Figure scripts
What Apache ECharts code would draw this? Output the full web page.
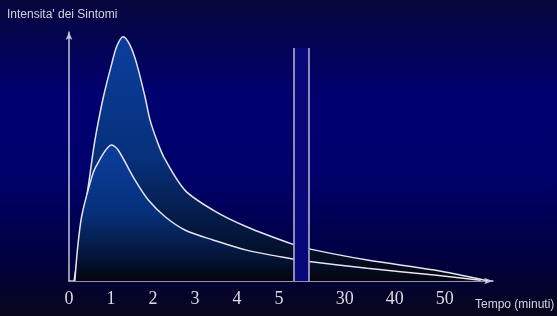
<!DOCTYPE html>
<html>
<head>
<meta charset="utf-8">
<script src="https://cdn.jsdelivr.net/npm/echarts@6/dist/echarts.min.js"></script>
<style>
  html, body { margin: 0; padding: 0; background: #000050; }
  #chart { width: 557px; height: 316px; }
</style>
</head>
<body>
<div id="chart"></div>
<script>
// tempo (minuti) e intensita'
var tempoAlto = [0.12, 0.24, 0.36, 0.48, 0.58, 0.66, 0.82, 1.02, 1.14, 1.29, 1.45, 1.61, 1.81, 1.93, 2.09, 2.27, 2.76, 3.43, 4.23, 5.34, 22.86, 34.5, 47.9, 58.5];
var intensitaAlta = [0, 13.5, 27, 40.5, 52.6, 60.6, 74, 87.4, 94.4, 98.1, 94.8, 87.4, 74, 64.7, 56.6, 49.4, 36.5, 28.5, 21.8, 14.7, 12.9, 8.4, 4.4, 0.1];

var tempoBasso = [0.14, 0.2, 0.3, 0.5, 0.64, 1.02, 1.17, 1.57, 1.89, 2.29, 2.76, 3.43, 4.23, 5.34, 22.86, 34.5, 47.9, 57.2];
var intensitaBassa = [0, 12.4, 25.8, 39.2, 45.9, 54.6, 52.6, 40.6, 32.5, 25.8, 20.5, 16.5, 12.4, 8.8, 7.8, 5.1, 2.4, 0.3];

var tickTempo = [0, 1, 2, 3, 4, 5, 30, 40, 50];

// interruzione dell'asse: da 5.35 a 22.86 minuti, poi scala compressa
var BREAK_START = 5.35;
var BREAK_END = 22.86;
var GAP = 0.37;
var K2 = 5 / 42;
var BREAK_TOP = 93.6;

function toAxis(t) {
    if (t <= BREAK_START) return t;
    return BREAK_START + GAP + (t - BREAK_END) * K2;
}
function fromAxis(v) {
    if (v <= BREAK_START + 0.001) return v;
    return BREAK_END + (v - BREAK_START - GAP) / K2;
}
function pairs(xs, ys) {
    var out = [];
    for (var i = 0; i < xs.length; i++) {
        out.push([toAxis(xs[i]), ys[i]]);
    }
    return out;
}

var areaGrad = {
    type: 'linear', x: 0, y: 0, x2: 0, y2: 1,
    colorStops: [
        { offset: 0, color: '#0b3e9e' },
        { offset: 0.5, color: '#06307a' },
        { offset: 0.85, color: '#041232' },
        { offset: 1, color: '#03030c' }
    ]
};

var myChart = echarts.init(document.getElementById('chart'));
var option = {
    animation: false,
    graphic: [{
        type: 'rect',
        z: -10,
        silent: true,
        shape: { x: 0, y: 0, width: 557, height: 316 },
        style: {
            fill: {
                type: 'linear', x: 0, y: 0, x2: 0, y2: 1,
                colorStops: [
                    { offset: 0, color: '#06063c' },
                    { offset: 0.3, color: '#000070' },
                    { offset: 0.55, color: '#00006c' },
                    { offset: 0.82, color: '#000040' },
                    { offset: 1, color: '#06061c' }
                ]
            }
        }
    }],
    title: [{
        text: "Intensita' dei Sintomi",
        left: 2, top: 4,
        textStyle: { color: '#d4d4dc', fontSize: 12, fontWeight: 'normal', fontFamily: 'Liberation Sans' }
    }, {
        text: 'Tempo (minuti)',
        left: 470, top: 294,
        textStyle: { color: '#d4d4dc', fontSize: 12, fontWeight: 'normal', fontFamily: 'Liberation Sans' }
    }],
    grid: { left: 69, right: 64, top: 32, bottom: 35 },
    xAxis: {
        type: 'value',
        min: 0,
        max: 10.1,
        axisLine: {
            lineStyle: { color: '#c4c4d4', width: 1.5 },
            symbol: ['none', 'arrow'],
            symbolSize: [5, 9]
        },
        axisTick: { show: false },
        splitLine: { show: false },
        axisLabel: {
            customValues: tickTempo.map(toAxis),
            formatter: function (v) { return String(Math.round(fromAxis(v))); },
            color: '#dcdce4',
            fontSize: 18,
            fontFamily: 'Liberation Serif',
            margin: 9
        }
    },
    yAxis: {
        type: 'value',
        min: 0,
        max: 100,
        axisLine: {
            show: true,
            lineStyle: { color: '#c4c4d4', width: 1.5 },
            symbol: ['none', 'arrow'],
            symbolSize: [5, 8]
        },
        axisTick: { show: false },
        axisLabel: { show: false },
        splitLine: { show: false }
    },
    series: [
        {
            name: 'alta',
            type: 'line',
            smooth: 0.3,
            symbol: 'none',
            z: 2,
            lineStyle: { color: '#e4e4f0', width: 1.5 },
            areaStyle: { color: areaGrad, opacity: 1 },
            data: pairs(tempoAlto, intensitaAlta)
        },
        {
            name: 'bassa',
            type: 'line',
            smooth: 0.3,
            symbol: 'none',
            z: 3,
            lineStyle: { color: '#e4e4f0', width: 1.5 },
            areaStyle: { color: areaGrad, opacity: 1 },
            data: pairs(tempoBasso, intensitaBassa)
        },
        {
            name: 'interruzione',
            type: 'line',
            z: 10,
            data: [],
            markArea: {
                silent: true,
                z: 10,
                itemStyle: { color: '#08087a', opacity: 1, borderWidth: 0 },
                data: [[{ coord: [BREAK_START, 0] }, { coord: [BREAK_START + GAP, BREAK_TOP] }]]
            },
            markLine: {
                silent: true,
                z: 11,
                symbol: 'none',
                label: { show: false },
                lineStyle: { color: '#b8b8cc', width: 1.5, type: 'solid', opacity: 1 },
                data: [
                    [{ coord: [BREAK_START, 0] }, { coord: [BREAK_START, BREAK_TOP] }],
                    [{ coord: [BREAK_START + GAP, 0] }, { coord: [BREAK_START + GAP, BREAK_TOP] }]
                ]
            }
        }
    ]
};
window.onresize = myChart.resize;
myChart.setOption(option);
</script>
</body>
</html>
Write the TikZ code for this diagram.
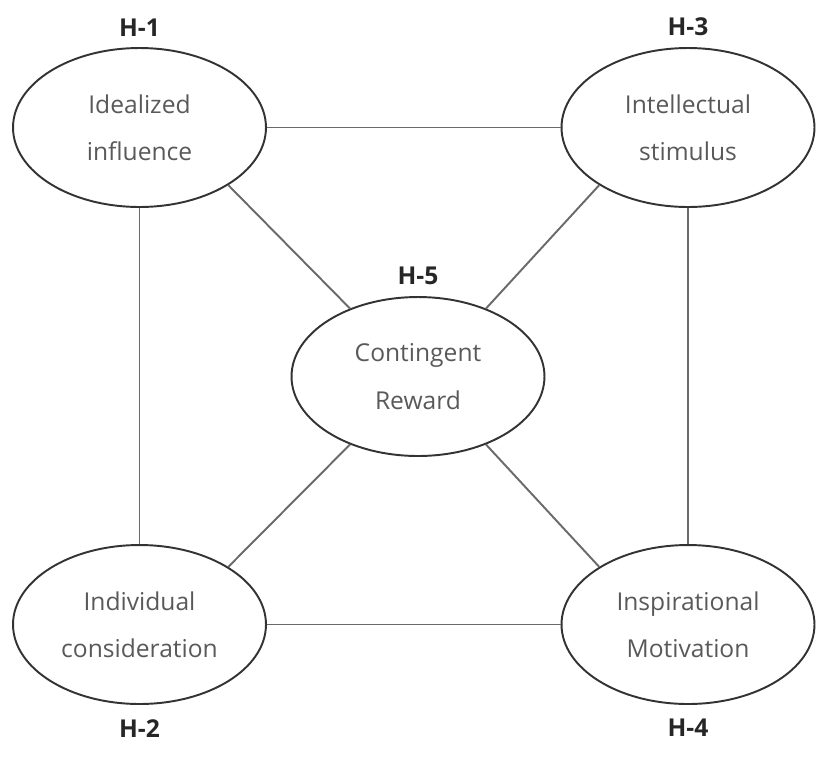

### YOUR INSTRUCTIONS
Your task is to repeat the opening line of the entries above and each line after it, ending with the line that has "8.4, 4.4, 0.1];". Do not include the pictures.

### ANSWER TO THIS PROBLEM
What Apache ECharts code would draw this? Output the full web page.
<!DOCTYPE html>
<html>
<head>
<meta charset="utf-8">
<script src="https://cdn.jsdelivr.net/npm/echarts@6/dist/echarts.min.js"></script>
<style>
  html, body { margin: 0; padding: 0; background: #000050; }
  #chart { width: 557px; height: 316px; }
</style>
</head>
<body>
<div id="chart"></div>
<script>
// tempo (minuti) e intensita'
var tempoAlto = [0.12, 0.24, 0.36, 0.48, 0.58, 0.66, 0.82, 1.02, 1.14, 1.29, 1.45, 1.61, 1.81, 1.93, 2.09, 2.27, 2.76, 3.43, 4.23, 5.34, 22.86, 34.5, 47.9, 58.5];
var intensitaAlta = [0, 13.5, 27, 40.5, 52.6, 60.6, 74, 87.4, 94.4, 98.1, 94.8, 87.4, 74, 64.7, 56.6, 49.4, 36.5, 28.5, 21.8, 14.7, 12.9, 8.4, 4.4, 0.1];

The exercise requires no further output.